Stein allowed that his performances each day over the next two weeks — while brief, about a half-hour — presented a grueling schedule. So he began training, à la Mick Jagger, to take his show, if not on the road, at least to CLS on Chestnut Street.

» READ MORE: A look inside the Curtis Institute’s $15 million renovation

“So it’s a little scary for me because I have to memorize texts,” said Stein this week. “I have to create movement. There’s previews, dress rehearsal Thursday, opening Friday, and then 10 performances on the weekdays for the two weeks afterwards. And I hope I’ll be standing up at the end of it. But I did some serious training. I’ve been doing Pilates and yoga and working with weights and doing aerobics, and I still do contact improvisation, which is the postmodern dance form that got invented just in 1972 by Steve Paxton out at Oberlin.”
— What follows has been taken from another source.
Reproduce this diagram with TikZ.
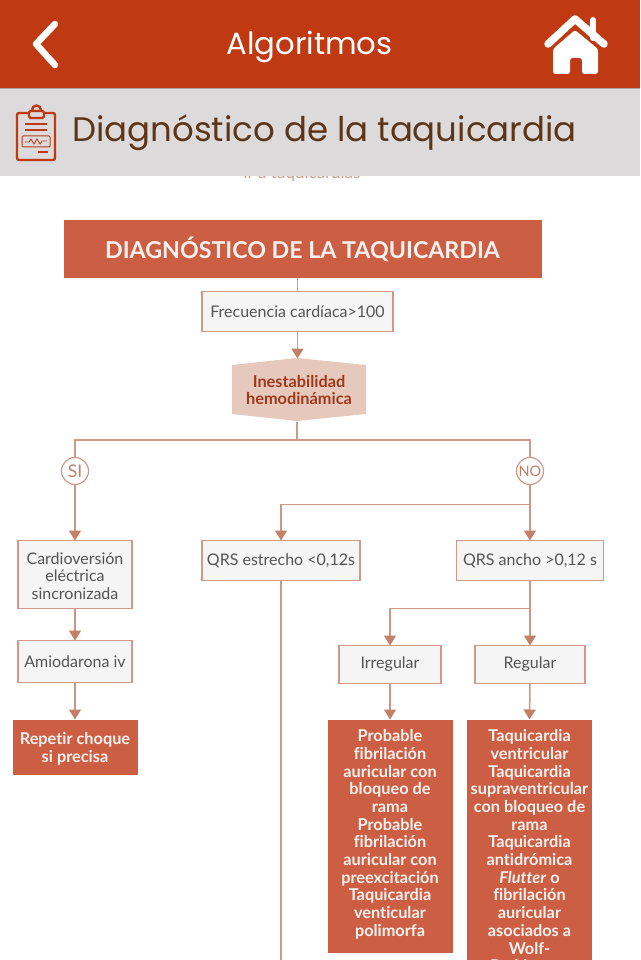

Conrad has let Stein speak for himself, using transcribed texts from the three cases. Stein’s movements are improvisational.

“This is an actual person’s life,” said Conrad. “This is something that changed the world that Jonathan has done. It’s changed millions of lives. And those three cases that I focus on are just part of it, of course, but … he’s completely changing lives. And the fact that he’s a dancer, I wanted him to have that come into play, because these are two things that have been two halves of his life. And I wanted to bring them together for this.
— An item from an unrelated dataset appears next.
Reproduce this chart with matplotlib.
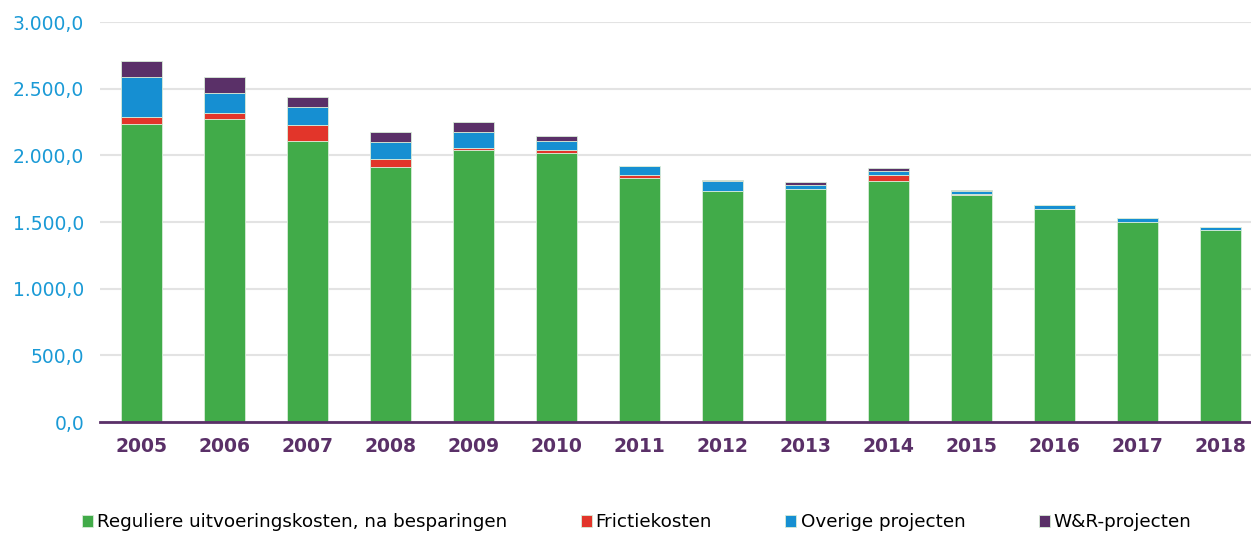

“You know, he’s 78 now,” Conrad continued. “Why not bring it together? Why not have him dance inside the space where he was changing all these lives as a lawyer? It’s wonderful to watch him do it. I mean, he just dives on the floor and rolls and springs to his feet. Like you can’t believe it. He’s 78 and he’s doing that.

“It’s amazing.”

Rehearsing Philadelphia

“Rehearsing Philadelphia,” whether it’s a performance at City Hall or at CLS, was conceived in an egalitarian spirit.

Take the public orchestra — performing at the Cherry Street Pier April 8-10 — which has been put together in a nonhierarchical spirit; it even has a nonhierarchical “manifesto” to back it up: “The Public Orchestra strives to be as diverse in all aspects as the city it is in. A sonically diverse orchestra is a diverse orchestra. Membership into the orchestra is not based on skill but rather enthusiasm and commitment. Diversity across all demographics and heterogeneity representative of the host city are the guiding principles for the makeup and instrumentation of the orchestra.”

Mary Javian, chair of career studies at Curtis, said that “the point is not to just share our creativity, it’s to unlock other people’s creativity. That is what provides meaning in an experience.”

Creativity, she said, “is forced out of us in a lot of educational settings. And as artists, it’s our job to put it back in and to let other people experience it rather than just admiring our creativity.”

Performances for “Rehearsing Philadelphia” begin Friday and follow daily with solos and duets; ensemble pieces join the schedule on the weekend, and the public orchestra debuts the last weekend, beginning April 8.

Solo performances include commissions by Ei Arakawa, CAConrad, Germaine Ingram, Fred Schmidt-Arenales, and Yolanda Wisher. “Duet” is a city-wide version of “Duet” (2014) by Meyers. Ensemble performances include newly created and adapted works by Zoë Keating and Tyshawn Sorey.

The orchestra will be rehearsed by musical director Anthony Tidd, and will include commissions by Meyers, Ursula Rucker, Xenia Rubinos, Sun Ra Arkestra, and Ann Carlson.

It is essential to check the online version of the evolving schedule, which can be found at rehearsingphiladelphia.com.